Can you go to the shops for me please?

So a very good friend of mine has asked me to create her birthday cake for this weekend, and she has kindly offered to help me pay for ingredients/supplies. Without giving away the design, the cake will be a white chocolate mudcake, filled with coconut flavoured buttercream and homemade pineapple curd. Covered with white chocolate ganache and fondant. The cake will feed approx 38.

I thought this might be a fun challenge for you to participate from home (if there’s anyone out there reading this blog lol). Can you (hypothetically) do the shopping for me please? I have broken the lists down into 2 for you – one list is for stuff you’d find at the local supermarket.  The other list is for the stuff you’d find at a cake specialty store. Can you work out how much everything is going to cost? You might like to undertake this exercise if you’re intending to make a cake from scratch yourself and thinking how much it’d cost just for ingredients/supplies.

Stop 1 – The supermarket

  • 2428g white chocolate
  • 1209g butter
  • 898ml milk
  • 693g caster sugar
  • 35ml vanilla extract
  • 11 large eggs
  • 3 egg whites
  • 359g self-raising flour
  • 539g plain flour
  • 449g icing sugar
  • 20ml coconut extract
  • 120ml canned pineapple juice
  • 2 tbspn cornstarch
  • Baking paper

Now I bet you’re wondering: surely you get these supplies from your wholesaler? Well – no, I don’t. Because while I do have an ABN and do have a wholesale account, I find that because I work my day job everyday, I am not at home and so unable to receive deliveries from my wholesaler. Bummer yeah? Mind you, I do buy in bulk when things are on sale (where possible) and I know where these ingredients are the cheapest so buy things when I just happen to be at a particular store.

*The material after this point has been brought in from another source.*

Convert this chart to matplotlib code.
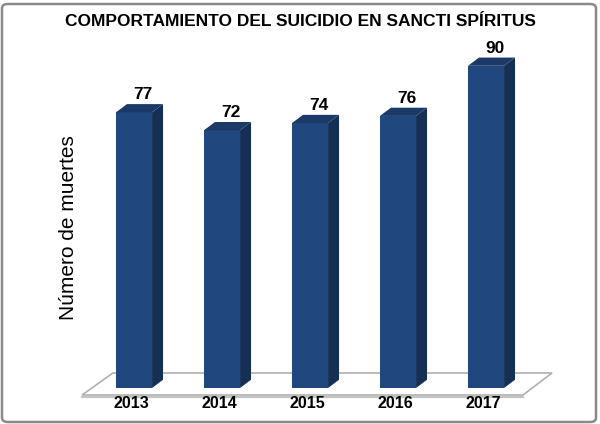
import matplotlib
matplotlib.use("Agg")
import matplotlib.pyplot as plt
from matplotlib.patches import Polygon, FancyBboxPatch

years = ["2013", "2014", "2015", "2016", "2017"]
deaths = [77, 72, 74, 76, 90]
title = "COMPORTAMIENTO DEL SUICIDIO EN SANCTI SPÍRITUS"
ylabel = "Número de muertes"

plt.rcParams['font.family'] = ['Liberation Sans', 'DejaVu Sans']

fig = plt.figure(figsize=(6.0, 4.24), dpi=100)
fig.patch.set_facecolor('white')

ax = fig.add_axes([90/600, 36/424, 440/600, 358/424])
ax.set_xlim(-0.5, 4.5)
ax.set_ylim(0, 100)
ax.axis('off')

width = 0.41
dx = 0.125
dy = 2.3

front_c = '#21477f'
side_c = '#152f55'
top_c = '#1b3a68'

floor = Polygon([(-0.59, -1.96), (4.42, -1.96), (4.75, 4.2), (-0.24, 4.2)],
                closed=True, facecolor='white', edgecolor='#b0b0b0', lw=1.2,
                clip_on=False, zorder=1)
ax.add_patch(floor)
ax.plot([-0.59, 4.42], [-2.4, -2.4], color='#c4c4c4', lw=1.6, clip_on=False, zorder=1)

x = list(range(len(years)))
ax.bar(x, deaths, width=width, color=front_c, zorder=3, clip_on=False)
for i, v in zip(x, deaths):
    l, r = i - width/2, i + width/2
    side = Polygon([(r, 0), (r + dx, dy), (r + dx, v + dy), (r, v)],
                   closed=True, facecolor=side_c, edgecolor='none', zorder=3, clip_on=False)
    top = Polygon([(l, v), (r, v), (r + dx, v + dy), (l + dx, v + dy)],
                  closed=True, facecolor=top_c, edgecolor='none', zorder=3, clip_on=False)
    ax.add_patch(side)
    ax.add_patch(top)
    ax.text(i + 0.1, v + dy + 0.5, str(v), ha='center', va='bottom',
            fontsize=12.5, fontweight='bold', color='black', zorder=4)
    ax.text(i - 0.03, -4.4, years[i], ha='center', va='center',
            fontsize=11.5, fontweight='bold', color='black')

fig.text(0.5, 1 - 21/424, title, ha='center', va='center', fontsize=12.5,
         fontweight='bold', color='black')
fig.text(68/600, 1 - 228/424, ylabel, ha='center', va='center', rotation=90,
         fontsize=15, color='black')

border = FancyBboxPatch((2/600, 2/424), 594/600, 418/424,
                        boxstyle='round,pad=0,rounding_size=0.01',
                        transform=fig.transFigure, facecolor='none',
                        edgecolor='#8a8a8a', lw=1.8)
fig.patches.append(border)

fig.savefig('out.png', dpi=100)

Why don’t you open up a new tab and figure out the cost for me for those ingredients – at your supermarket/s of choice. If you find some things cheaper at one over the other – you could take the extra time/fuel to travel between those two or three and get the cheapest options available. But please don’t charge me for that – surely I shouldn’t have to pay you for time/fuel as I am not passing those kinds of costs onto my customers. After all, I’m sure you’re already going to the shops anyway, this is just a few extra things 😉

Stop 2 – The Specialty Cake Shop

  • 1500g fondant
  • 250g gumpaste
  • 20 floral wires
  • Safety Seal (let’s say 50c for this one as I don’t need to use much)
  • 8 bubble tea straws
  • 1 centre dowel
  • 20g gold lustre dust
  • Rose spirite (alcohol)
  • 9″ cardboard round
  • 12″ marble masonite cakeboard
  • 12x12x12 cake box

I’m located in Canberra – so your major options are going to be either Cake Decorating Solutions (Fyshwick), La Torta (Majura Park) and/or Across The Board Cake Decorating Supplies (Greenway). You’re welcome to buy things online – but bear in mind, this stuff would need to be ordered at least a week or two in advance to allow enough time for delivery. Also, postage and handling fees.. surely they can deliver for free so I don’t have to pay for that, right? 😉 haha Oh and again – for the local options, if you could not charge me for the time/fuel for that, that would be grrrreeeeaaat (if you haven’t seen Office Space, I highly recommend you do lol). Again – these are the kinds of costs I don’t pass onto my customers, so I cannot afford to pay you for that.

So – have you got your price?

I came to $92.47. How does yours compare?